* **Work to be completed**:
Write out each line exactly as it stands, please.

########################################

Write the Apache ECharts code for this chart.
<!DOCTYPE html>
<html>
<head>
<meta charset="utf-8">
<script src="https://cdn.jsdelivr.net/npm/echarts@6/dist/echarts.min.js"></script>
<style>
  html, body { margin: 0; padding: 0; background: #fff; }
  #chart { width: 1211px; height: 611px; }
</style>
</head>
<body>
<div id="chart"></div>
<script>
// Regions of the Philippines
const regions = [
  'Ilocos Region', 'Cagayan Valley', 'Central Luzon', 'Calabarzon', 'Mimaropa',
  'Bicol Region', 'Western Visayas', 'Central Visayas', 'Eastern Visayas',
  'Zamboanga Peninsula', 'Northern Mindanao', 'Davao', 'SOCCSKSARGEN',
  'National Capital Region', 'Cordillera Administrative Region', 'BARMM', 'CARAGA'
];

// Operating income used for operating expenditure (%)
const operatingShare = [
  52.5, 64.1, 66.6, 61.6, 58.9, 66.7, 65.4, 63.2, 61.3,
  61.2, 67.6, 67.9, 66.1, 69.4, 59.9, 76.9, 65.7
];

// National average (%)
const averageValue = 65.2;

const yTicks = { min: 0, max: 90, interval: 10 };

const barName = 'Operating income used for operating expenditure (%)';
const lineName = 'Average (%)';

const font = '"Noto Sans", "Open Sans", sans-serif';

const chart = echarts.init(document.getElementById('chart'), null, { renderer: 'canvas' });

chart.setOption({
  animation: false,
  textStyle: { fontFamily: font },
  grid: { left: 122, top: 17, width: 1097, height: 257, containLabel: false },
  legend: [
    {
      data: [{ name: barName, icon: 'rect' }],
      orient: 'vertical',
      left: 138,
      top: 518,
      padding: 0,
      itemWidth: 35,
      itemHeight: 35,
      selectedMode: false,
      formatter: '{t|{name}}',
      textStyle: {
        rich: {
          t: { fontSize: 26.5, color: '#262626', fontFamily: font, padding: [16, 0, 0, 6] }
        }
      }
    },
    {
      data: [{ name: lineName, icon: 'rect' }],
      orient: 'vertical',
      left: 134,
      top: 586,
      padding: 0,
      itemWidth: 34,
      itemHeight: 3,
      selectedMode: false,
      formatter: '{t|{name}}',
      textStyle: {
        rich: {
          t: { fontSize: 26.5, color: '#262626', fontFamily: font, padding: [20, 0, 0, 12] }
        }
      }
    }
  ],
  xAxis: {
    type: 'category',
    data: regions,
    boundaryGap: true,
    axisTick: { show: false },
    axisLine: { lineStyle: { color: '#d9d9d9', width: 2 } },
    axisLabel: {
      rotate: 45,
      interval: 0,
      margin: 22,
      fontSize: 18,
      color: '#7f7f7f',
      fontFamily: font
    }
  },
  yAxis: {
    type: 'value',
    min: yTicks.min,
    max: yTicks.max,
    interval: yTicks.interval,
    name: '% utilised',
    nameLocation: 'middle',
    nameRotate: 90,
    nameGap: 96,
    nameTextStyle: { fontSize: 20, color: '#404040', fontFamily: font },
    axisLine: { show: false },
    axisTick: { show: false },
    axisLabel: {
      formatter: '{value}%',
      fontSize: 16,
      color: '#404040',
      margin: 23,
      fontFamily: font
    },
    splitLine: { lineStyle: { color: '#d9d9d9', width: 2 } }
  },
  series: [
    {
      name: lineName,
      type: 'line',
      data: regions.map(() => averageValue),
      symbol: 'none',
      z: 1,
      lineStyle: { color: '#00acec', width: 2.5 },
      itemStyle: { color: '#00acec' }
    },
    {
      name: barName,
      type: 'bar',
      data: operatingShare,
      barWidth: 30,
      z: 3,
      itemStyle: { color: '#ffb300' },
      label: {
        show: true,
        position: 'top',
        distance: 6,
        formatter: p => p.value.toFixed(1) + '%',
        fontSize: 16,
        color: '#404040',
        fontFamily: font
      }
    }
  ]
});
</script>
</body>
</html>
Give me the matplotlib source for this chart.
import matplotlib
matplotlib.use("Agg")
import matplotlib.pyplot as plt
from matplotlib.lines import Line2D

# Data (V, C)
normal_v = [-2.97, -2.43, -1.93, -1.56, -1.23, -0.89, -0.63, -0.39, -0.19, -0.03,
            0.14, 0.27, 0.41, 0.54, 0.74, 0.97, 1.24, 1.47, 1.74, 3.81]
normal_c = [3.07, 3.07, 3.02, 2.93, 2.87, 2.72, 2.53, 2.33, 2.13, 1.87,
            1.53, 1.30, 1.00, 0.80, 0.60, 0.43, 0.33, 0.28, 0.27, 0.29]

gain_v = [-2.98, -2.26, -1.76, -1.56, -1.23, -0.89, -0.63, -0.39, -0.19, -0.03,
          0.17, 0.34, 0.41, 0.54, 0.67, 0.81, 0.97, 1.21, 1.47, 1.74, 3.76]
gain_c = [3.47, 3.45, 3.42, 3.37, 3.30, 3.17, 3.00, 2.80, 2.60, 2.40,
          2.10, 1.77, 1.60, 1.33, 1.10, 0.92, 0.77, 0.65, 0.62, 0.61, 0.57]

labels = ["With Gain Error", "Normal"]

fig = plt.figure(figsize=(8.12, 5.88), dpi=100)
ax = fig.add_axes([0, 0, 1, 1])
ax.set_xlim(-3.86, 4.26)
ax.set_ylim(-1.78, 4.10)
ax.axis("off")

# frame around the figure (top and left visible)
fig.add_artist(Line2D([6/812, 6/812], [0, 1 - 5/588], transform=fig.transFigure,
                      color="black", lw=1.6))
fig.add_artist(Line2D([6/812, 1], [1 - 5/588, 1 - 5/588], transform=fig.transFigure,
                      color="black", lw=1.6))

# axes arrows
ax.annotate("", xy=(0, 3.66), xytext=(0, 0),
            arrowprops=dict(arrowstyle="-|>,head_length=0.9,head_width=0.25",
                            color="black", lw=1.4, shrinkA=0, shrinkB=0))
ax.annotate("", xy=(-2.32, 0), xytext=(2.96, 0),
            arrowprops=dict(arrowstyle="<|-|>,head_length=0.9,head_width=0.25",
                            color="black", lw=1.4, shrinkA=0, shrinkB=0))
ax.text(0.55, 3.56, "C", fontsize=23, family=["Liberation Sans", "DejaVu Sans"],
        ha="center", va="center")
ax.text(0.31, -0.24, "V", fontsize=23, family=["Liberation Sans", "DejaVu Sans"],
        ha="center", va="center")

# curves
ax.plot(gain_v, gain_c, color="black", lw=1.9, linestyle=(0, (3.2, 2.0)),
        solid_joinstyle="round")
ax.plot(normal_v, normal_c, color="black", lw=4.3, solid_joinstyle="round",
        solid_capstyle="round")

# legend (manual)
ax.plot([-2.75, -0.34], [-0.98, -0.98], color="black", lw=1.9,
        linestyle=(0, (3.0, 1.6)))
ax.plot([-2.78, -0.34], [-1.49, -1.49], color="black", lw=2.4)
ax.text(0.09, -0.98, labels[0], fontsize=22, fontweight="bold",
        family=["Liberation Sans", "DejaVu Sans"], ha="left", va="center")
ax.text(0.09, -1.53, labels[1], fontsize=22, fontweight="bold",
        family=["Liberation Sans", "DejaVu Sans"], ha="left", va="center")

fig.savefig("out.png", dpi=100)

########################################

* **Worked solution**:
Write the Apache ECharts code for this chart.
<!DOCTYPE html>
<html>
<head>
<meta charset="utf-8">
<script src="https://cdn.jsdelivr.net/npm/echarts@6/dist/echarts.min.js"></script>
<style>
  html, body { margin: 0; padding: 0; background: #fff; }
  #chart { width: 1211px; height: 611px; }
</style>
</head>
<body>
<div id="chart"></div>
<script>
// Regions of the Philippines
const regions = [
  'Ilocos Region', 'Cagayan Valley', 'Central Luzon', 'Calabarzon', 'Mimaropa',
  'Bicol Region', 'Western Visayas', 'Central Visayas', 'Eastern Visayas',
  'Zamboanga Peninsula', 'Northern Mindanao', 'Davao', 'SOCCSKSARGEN',
  'National Capital Region', 'Cordillera Administrative Region', 'BARMM', 'CARAGA'
];

// Operating income used for operating expenditure (%)
const operatingShare = [
  52.5, 64.1, 66.6, 61.6, 58.9, 66.7, 65.4, 63.2, 61.3,
  61.2, 67.6, 67.9, 66.1, 69.4, 59.9, 76.9, 65.7
];

// National average (%)
const averageValue = 65.2;

const yTicks = { min: 0, max: 90, interval: 10 };

const barName = 'Operating income used for operating expenditure (%)';
const lineName = 'Average (%)';

const font = '"Noto Sans", "Open Sans", sans-serif';

const chart = echarts.init(document.getElementById('chart'), null, { renderer: 'canvas' });

chart.setOption({
  animation: false,
  textStyle: { fontFamily: font },
  grid: { left: 122, top: 17, width: 1097, height: 257, containLabel: false },
  legend: [
    {
      data: [{ name: barName, icon: 'rect' }],
      orient: 'vertical',
      left: 138,
      top: 518,
      padding: 0,
      itemWidth: 35,
      itemHeight: 35,
      selectedMode: false,
      formatter: '{t|{name}}',
      textStyle: {
        rich: {
          t: { fontSize: 26.5, color: '#262626', fontFamily: font, padding: [16, 0, 0, 6] }
        }
      }
    },
    {
      data: [{ name: lineName, icon: 'rect' }],
      orient: 'vertical',
      left: 134,
      top: 586,
      padding: 0,
      itemWidth: 34,
      itemHeight: 3,
      selectedMode: false,
      formatter: '{t|{name}}',
      textStyle: {
        rich: {
          t: { fontSize: 26.5, color: '#262626', fontFamily: font, padding: [20, 0, 0, 12] }
        }
      }
    }
  ],
  xAxis: {
    type: 'category',
    data: regions,
    boundaryGap: true,
    axisTick: { show: false },
    axisLine: { lineStyle: { color: '#d9d9d9', width: 2 } },
    axisLabel: {
      rotate: 45,
      interval: 0,
      margin: 22,
      fontSize: 18,
      color: '#7f7f7f',
      fontFamily: font
    }
  },
  yAxis: {
    type: 'value',
    min: yTicks.min,
    max: yTicks.max,
    interval: yTicks.interval,
    name: '% utilised',
    nameLocation: 'middle',
    nameRotate: 90,
    nameGap: 96,
    nameTextStyle: { fontSize: 20, color: '#404040', fontFamily: font },
    axisLine: { show: false },
    axisTick: { show: false },
    axisLabel: {
      formatter: '{value}%',
      fontSize: 16,
      color: '#404040',
      margin: 23,
      fontFamily: font
    },
    splitLine: { lineStyle: { color: '#d9d9d9', width: 2 } }
  },
  series: [
    {
      name: lineName,
      type: 'line',
      data: regions.map(() => averageValue),
      symbol: 'none',
      z: 1,
      lineStyle: { color: '#00acec', width: 2.5 },
      itemStyle: { color: '#00acec' }
    },
    {
      name: barName,
      type: 'bar',
      data: operatingShare,
      barWidth: 30,
      z: 3,
      itemStyle: { color: '#ffb300' },
      label: {
        show: true,
        position: 'top',
        distance: 6,
        formatter: p => p.value.toFixed(1) + '%',
        fontSize: 16,
        color: '#404040',
        fontFamily: font
      }
    }
  ]
});
</script>
</body>
</html>
Give me the matplotlib source for this chart.
import matplotlib
matplotlib.use("Agg")
import matplotlib.pyplot as plt
from matplotlib.lines import Line2D

# Data (V, C)
normal_v = [-2.97, -2.43, -1.93, -1.56, -1.23, -0.89, -0.63, -0.39, -0.19, -0.03,
            0.14, 0.27, 0.41, 0.54, 0.74, 0.97, 1.24, 1.47, 1.74, 3.81]
normal_c = [3.07, 3.07, 3.02, 2.93, 2.87, 2.72, 2.53, 2.33, 2.13, 1.87,
            1.53, 1.30, 1.00, 0.80, 0.60, 0.43, 0.33, 0.28, 0.27, 0.29]

gain_v = [-2.98, -2.26, -1.76, -1.56, -1.23, -0.89, -0.63, -0.39, -0.19, -0.03,
          0.17, 0.34, 0.41, 0.54, 0.67, 0.81, 0.97, 1.21, 1.47, 1.74, 3.76]
gain_c = [3.47, 3.45, 3.42, 3.37, 3.30, 3.17, 3.00, 2.80, 2.60, 2.40,
          2.10, 1.77, 1.60, 1.33, 1.10, 0.92, 0.77, 0.65, 0.62, 0.61, 0.57]

labels = ["With Gain Error", "Normal"]

fig = plt.figure(figsize=(8.12, 5.88), dpi=100)
ax = fig.add_axes([0, 0, 1, 1])
ax.set_xlim(-3.86, 4.26)
ax.set_ylim(-1.78, 4.10)
ax.axis("off")

# frame around the figure (top and left visible)
fig.add_artist(Line2D([6/812, 6/812], [0, 1 - 5/588], transform=fig.transFigure,
                      color="black", lw=1.6))
fig.add_artist(Line2D([6/812, 1], [1 - 5/588, 1 - 5/588], transform=fig.transFigure,
                      color="black", lw=1.6))

# axes arrows
ax.annotate("", xy=(0, 3.66), xytext=(0, 0),
            arrowprops=dict(arrowstyle="-|>,head_length=0.9,head_width=0.25",
                            color="black", lw=1.4, shrinkA=0, shrinkB=0))
ax.annotate("", xy=(-2.32, 0), xytext=(2.96, 0),
            arrowprops=dict(arrowstyle="<|-|>,head_length=0.9,head_width=0.25",
                            color="black", lw=1.4, shrinkA=0, shrinkB=0))
ax.text(0.55, 3.56, "C", fontsize=23, family=["Liberation Sans", "DejaVu Sans"],
        ha="center", va="center")
ax.text(0.31, -0.24, "V", fontsize=23, family=["Liberation Sans", "DejaVu Sans"],
        ha="center", va="center")

# curves
ax.plot(gain_v, gain_c, color="black", lw=1.9, linestyle=(0, (3.2, 2.0)),
        solid_joinstyle="round")
ax.plot(normal_v, normal_c, color="black", lw=4.3, solid_joinstyle="round",
        solid_capstyle="round")

# legend (manual)
ax.plot([-2.75, -0.34], [-0.98, -0.98], color="black", lw=1.9,
        linestyle=(0, (3.0, 1.6)))
ax.plot([-2.78, -0.34], [-1.49, -1.49], color="black", lw=2.4)
ax.text(0.09, -0.98, labels[0], fontsize=22, fontweight="bold",
        family=["Liberation Sans", "DejaVu Sans"], ha="left", va="center")
ax.text(0.09, -1.53, labels[1], fontsize=22, fontweight="bold",
        family=["Liberation Sans", "DejaVu Sans"], ha="left", va="center")

fig.savefig("out.png", dpi=100)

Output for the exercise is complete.